Milliyetçi, muhazakar, solcu ve her gruptan on binler "adalet" istiyor, "adalet" için yollara dökülüyor. Her geçen gün yürüyüş kafilemiz de büyüyordu!
Burada iktidar partisinin alması gereken çok kritik dersler varken, yürüdüğümüz yolun üzerine gübre, zift dökülüyordu. Hatta grubumuz bazı bölgelerde suya bile erişemiyor, parasıyla da satın alamıyordu!
Akademisyen ve bilge yürüyüş arkadaşım, 80 yaşındaki hanımefendi, halkın, adalet çağrısına kulak vermek yerine, bu talebi engellemeye çalışmak dünyanın hiçbir demokratik ülkesinde kabul edilemez. 

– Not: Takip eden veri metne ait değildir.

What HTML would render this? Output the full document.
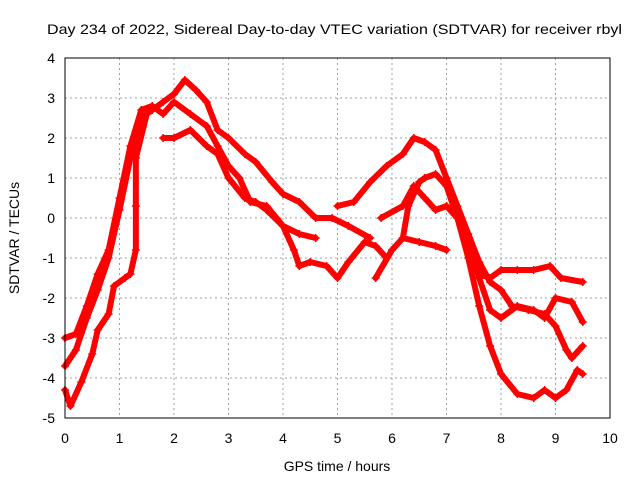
<!DOCTYPE html>
<html><head><meta charset="utf-8"><style>
body{margin:0;background:#fff}
svg{display:block;font-family:"Liberation Sans",sans-serif}
</style></head><body>
<svg id="chart" width="640" height="480">
<text x="47" y="34" textLength="575" lengthAdjust="spacingAndGlyphs" font-size="14">Day 234 of 2022, Sidereal Day-to-day VTEC variation (SDTVAR) for receiver rbyl</text>
<text transform="translate(19,238) rotate(-90)" text-anchor="middle" font-size="14">SDTVAR / TECUs</text>
<text x="337" y="471" text-anchor="middle" font-size="14">GPS time / hours</text>
<g id="grid"></g><g id="ticks"></g><g id="series"></g>
<rect x="65" y="58" width="545" height="360" fill="none" stroke="#000"/>
</svg>
<script>
const xTicks=[0,1,2,3,4,5,6,7,8,9,10];
const yTicks=[-5,-4,-3,-2,-1,0,1,2,3,4];
const s1=[[0,-3.7],[0.2,-3.3],[0.4,-2.5],[0.6,-1.8],[0.8,-1.0],[1.0,0.2],[1.2,1.5],[1.4,2.5],[1.6,2.7],[1.8,2.9],[2.0,3.1],[2.2,3.45],[2.4,3.2],[2.6,2.9],[2.8,2.2],[3.0,2.0],[3.3,1.6],[3.5,1.4],[3.8,0.9],[4.0,0.6],[4.3,0.4],[4.6,0.0],[4.9,0.0],[5.2,-0.2],[5.6,-0.5]];
const s2=[[0,-3.0],[0.2,-2.9],[0.4,-2.2],[0.6,-1.4],[0.8,-0.8],[1.0,0.5],[1.2,1.8],[1.4,2.7],[1.6,2.8],[1.8,2.6],[2.0,2.9],[2.3,2.6],[2.6,2.3],[2.8,1.8],[3.0,1.3],[3.2,1.0],[3.4,0.4],[3.7,0.3],[4.0,-0.2],[4.2,-0.8],[4.3,-1.2],[4.5,-1.1],[4.8,-1.2],[5.0,-1.5],[5.2,-1.1],[5.5,-0.6],[5.7,-0.7],[5.9,-1.0]];
const s3=[[0,-4.3],[0.1,-4.7],[0.3,-4.1],[0.5,-3.4],[0.6,-2.8],[0.8,-2.4],[0.9,-1.7],[1.1,-1.5],[1.2,-1.4],[1.3,-0.8],[1.3,0.3],[1.3,1.5],[1.5,2.6]];
const s4=[[1.8,2.0],[2.0,2.0],[2.3,2.2],[2.6,1.8],[2.8,1.6],[3.0,1.0],[3.3,0.5],[3.5,0.4],[3.7,0.2],[4.0,-0.2],[4.3,-0.4],[4.6,-0.5]];
const s5=[[5.0,0.3],[5.3,0.4],[5.6,0.9],[5.9,1.3],[6.2,1.6],[6.4,2.0],[6.6,1.9],[6.8,1.7],[7.0,1.0],[7.2,0.3],[7.4,-0.4],[7.6,-1.1],[7.8,-1.6],[8.0,-1.8],[8.2,-2.2],[8.5,-2.3],[8.8,-2.4],[9.0,-2.7],[9.2,-3.3],[9.3,-3.5],[9.5,-3.2]];
const s6=[[5.7,-1.5],[6.0,-0.8],[6.2,-0.5],[6.5,-0.6],[6.8,-0.7],[7.0,-0.8]];
const s7=[[6.2,-0.5],[6.3,0.3],[6.5,0.9],[6.6,1.0],[6.8,1.1],[7.0,0.8],[7.2,0.0],[7.4,-1.0],[7.6,-2.2],[7.8,-3.2],[8.0,-3.9],[8.3,-4.4],[8.6,-4.5],[8.8,-4.3],[9.0,-4.5],[9.2,-4.3],[9.4,-3.8],[9.5,-3.9]];
const s8=[[5.8,0.0],[6.2,0.3],[6.4,0.8],[6.6,0.5],[6.8,0.2],[7.0,0.3],[7.2,0.0],[7.4,-0.8],[7.6,-1.4],[7.8,-1.5],[8.0,-1.3],[8.3,-1.3],[8.6,-1.3],[8.9,-1.2],[9.1,-1.5],[9.5,-1.6]];
const s9=[[7.4,-0.5],[7.6,-1.5],[7.8,-2.3],[8.0,-2.5],[8.3,-2.2],[8.6,-2.3],[8.8,-2.5],[9.0,-2.0],[9.3,-2.1],[9.5,-2.6]];
const allSeries=[s1,s2,s3,s4,s5,s6,s7,s8,s9];
const NS="http://www.w3.org/2000/svg";
const X=t=>65+54.5*t, Y=v=>218-40*v;
const grid=document.getElementById('grid'),ticks=document.getElementById('ticks'),ser=document.getElementById('series');
function mk(tag,at,parent){const e=document.createElementNS(NS,tag);for(const k in at)e.setAttribute(k,at[k]);parent.appendChild(e);return e;}
xTicks.forEach(t=>{
 if(t>0&&t<10){const g=mk('line',{x1:X(t),x2:X(t),y1:58,y2:418,stroke:'#a0a0a0','stroke-dasharray':'2,3'},grid);
 
 }
 const l=mk('text',{x:X(t),y:443,'text-anchor':'middle','font-size':14},ticks);l.textContent=t;
 
 
});
yTicks.forEach(v=>{
 if(v>-5&&v<4){const g=mk('line',{x1:65,x2:610,y1:Y(v),y2:Y(v),stroke:'#a0a0a0','stroke-dasharray':'2,3'},grid);
 
 }
 const l=mk('text',{x:55,y:Y(v)+5,'text-anchor':'end','font-size':14},ticks);l.textContent=v;
 
 
});
allSeries.forEach((s,i)=>{
 const pl=mk('polyline',{points:s.map(p=>X(p[0])+','+Y(p[1])).join(' '),fill:'none',stroke:'#f00','stroke-width':6,'stroke-linejoin':'round','stroke-linecap':'round'},ser);
 
 
 s.forEach(p=>{const m=mk('path',{d:`M${X(p[0])-4},${Y(p[1])}h8M${X(p[0])},${Y(p[1])-4}v8`,stroke:'#f00','stroke-width':1.5},ser);
 
 });
});
</script>
</body></html>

AKP'nin bu ölümcül hatası, sonun başlangıcı, dedi!
Ankara'daki bir cenazeye katılan Kemal Kılıçdaroğlu o sabah yürüyüşümüzde yok! Öğle molası uzun tutularak, bize yetişmesi bekleniyor.
Aleyhinde hiç bir şey bulunamayan, dürüstlüğü ile öne çıkarılan Kılıçdaroğlu, öğle saatindeki mola yerine arabasıyla mı gelecekti, diye bir soru düştü aklıma!
Dürüstlüğünü gözümle görmeliydim. Ve bir araçla sabah yola çıktığımız bölgeye dönerek beklemeye başladım. Bir süre sonra, tam yola çıktığımız noktaya gelip,  yürümeye başlayan Kılıçdaroğlu'nu izlemeye başladım. 69 yaşında, ayakları mosmor olmuş ve her birimizden daha yoğun bir temposu olmasına rağmen, tek bir adım için bile kendine imtiyaz tanımamış, hile yapmamıştı! 
İşte, Cumhuriyetin 100. yılında Türkiye'ye yakışan lider bu, dedim!
Yürüyüşümüzün dokuzuncu günü, artık kameramanım da bana eşlik ediyor. Öğle molasında verilen yemeği, yaptığımız röportajlar nedeniyle kaçırmıştık.
Kameramanım, aç olduğunu söylüyor, ben de akşamı beklemek zorunda olduğumuzu. Tam o sırada önümüzde, hiç tanımadığımız iki genç kız, sırt çantalarından çıkardıkları sandiviçleri bize ikram ediyor.
Hayır, dedim, kendinize hazırladığınız yiyecekleri alamayız!
Yanıtı öğreticiydi:
Siz açken, birşey yokmuş gibi yaparsak, "Hak Hukuk Adalet" ne olur?
Sessiz Güç Kemal Kılıçdaroğlu'nun Adalet Yürüyüşü, 2159. gününde, 14 Mayıs 2023'te sandıkta nihayete eriyor.